4% acetylene pretreatment at 190° C. effectively modifies carbon number distributions during subsequent syngas conversion at 220° C. and 20 atm. It shifts them from broad distributions extending out to C₃₀ hydrocarbons to naphtha and diesel/gasoline-range hydrocarbons (C₆-C₁₇). The optimum pretreatment time for the catalyst tested was 7 h with 4% C₂H₂/N₂ at 190° C. and 10 atm.

Example 5

F-T Reaction on Offline-Acetylene-Pretreatment Catalysts

Offline acetylene pretreatment on F-T catalysts is investigated. A reduced catalyst was pretreated with an acetylene-containing gas in separate equipment and then be removed, stored, and later transported to another position and inserted in a suitable reactor. Before running the F-T reaction, the offline-acetylene-pretreated catalyst was initially reduced at 300° C. under a stream of hydrogen-containing gas.
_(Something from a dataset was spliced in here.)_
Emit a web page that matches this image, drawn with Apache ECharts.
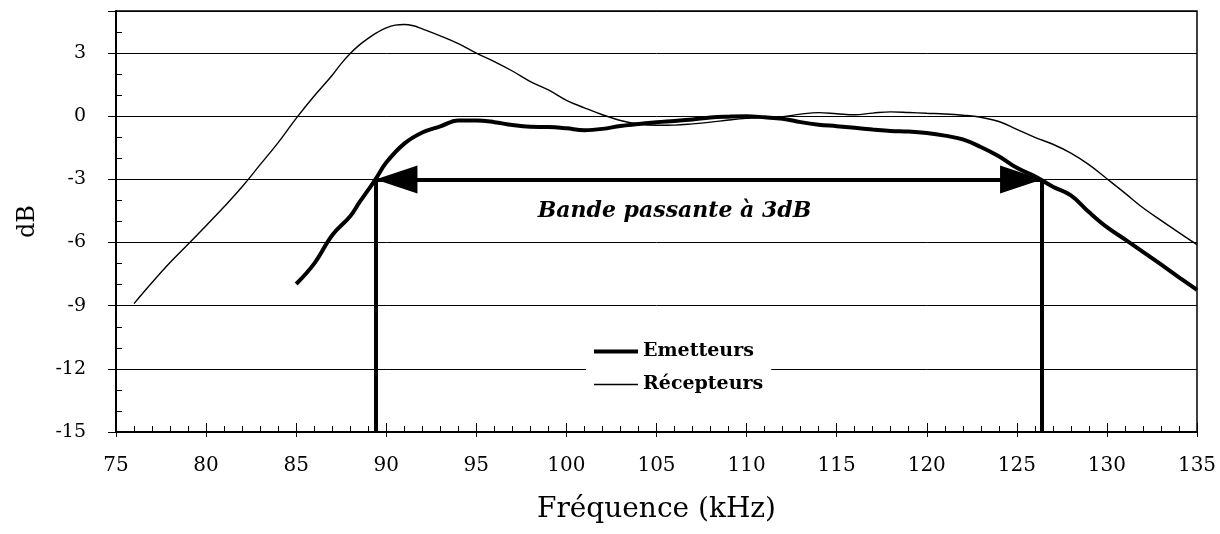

The concentration of hydrogen may vary from 10% to 70%, preferably ca 10-20%. Once reduction is complete (about 6 hours), F-T processing as described above is performed at 220° C. and 20 atm for 15 h.

Results:

The conversions of CO and H₂ for F-T reaction on this acetylene-pretreated catalyst remain the same value compared with the unpretreated catalyst. The clear oil products were collected from the cold trap. FIG. 8 shows the carbon number distributions of the oil products in F-T runs with or without acetylene pretreatment. It is apparent that the long tail (the C₂₇₊ fractions) of oil products for F-T is reduced significantly after offline pretreatment and the hydrocarbon distribution shifts to lighter hydrocarbon fractions (mainly C₆-C₁₇) as in-suit acetylene pretreatment. Therefore, this confirmed that it is possible to pretreat F-T catalysts and store and later transport them to another place without losing the desired effect

Claims

1. A method of preparing a catalyst for conversion of syngas to Fischer-Tropsch hydrocarbon products comprising providing a reduced oxide Fischer-Tropsch catalyst and treating the reduced oxide catalyst with acetylene.

2. A method according to claim 1, wherein the catalyst is treated with acetylene in a gas mixture comprising the acetylene and an inert gas.

3. A method of preparing an F-T catalyst according to claim 1, wherein the reduced oxide catalyst is prepared by subjecting an oxide catalyst to reduction with a gas mixture comprising hydrogen and an inert gas.

4. A method according to claim 2, wherein the inert gas is nitrogen.

5. A method according to claim 1, wherein the treatment of the reduced oxide catalyst with acetylene is conducted at a temperature in the range of from 150° C. to 250° C.

6. A method according to claim 5, wherein the temperature is in the range of from 150° C. to 220° C.

7. A method according to claim 3, wherein the reduced oxide catalyst is treated with acetylene in a mixture with an inert gas wherein the molar ratio of acetylene/inert gas is in the range of greater than 0.01, preferably 0.01 to 0.05 and more preferably 0.010 to 0.040 and still more preferably from 0.03-0.04.

8. A method according to claim 7, wherein the molar ratio of acetylene/inert gas is in the range of from 0.01 to 0.05.

9. A method according to claim 7, wherein the molar ratio of acetylene/inert gas is in the range of from 0.03-0.04.

10. A method according to claim 1, wherein the catalyst comprises at least one of cobalt, rhuthenium or iron.

11. A method according to claim 10, wherein the catalyst comprises cobalt.

12. A method according to claim 1, wherein the catalyst is a cobalt based catalyst and the process of reducing the oxide catalyst comprises heating a cobalt based oxide catalyst in the presence of a gas stream comprising an inert gas and from 10-70% of the gas stream of hydrogen.

13. A method according to claim 7, wherein the oxide catalyst is heated to a temperature of from 150 to 400° C.

14. A method according to claim 1, wherein the F-T catalyst is used in an F-T conversion using a gas added mixture comprising syngas which comprises less than 0.5 mol % acetylene.

15. A method according to claim 14, wherein the gas mixture comprising syngas comprises less than 0.01 mol % acetylene.

16. A method according to claim 14, wherein the gas mixture comprising syngas is free of acetylene.

17. A method according to claim 1 further comprising:

providing synthesis gas to an F-T reactor

reacting the synthesis gas in the presence of the F-T catalyst to produce F-T hydrocarbon products; and

recovering the F-T hydrocarbon products.

18. A method according to claim 17, wherein the syngas is free of acetylene.

19. A method according to claim 17, wherein the F-T hydrocarbon product is condensed to produce a gas and an oil product at a temperature below 40° C. (at 1 atm) and the oil product comprises less than 5% of hydrocarbons of at least 21 carbon atoms.

20. A method according to claim 19, wherein the oil product comprises less than 3% of hydrocarbons of at least 21 carbon atoms.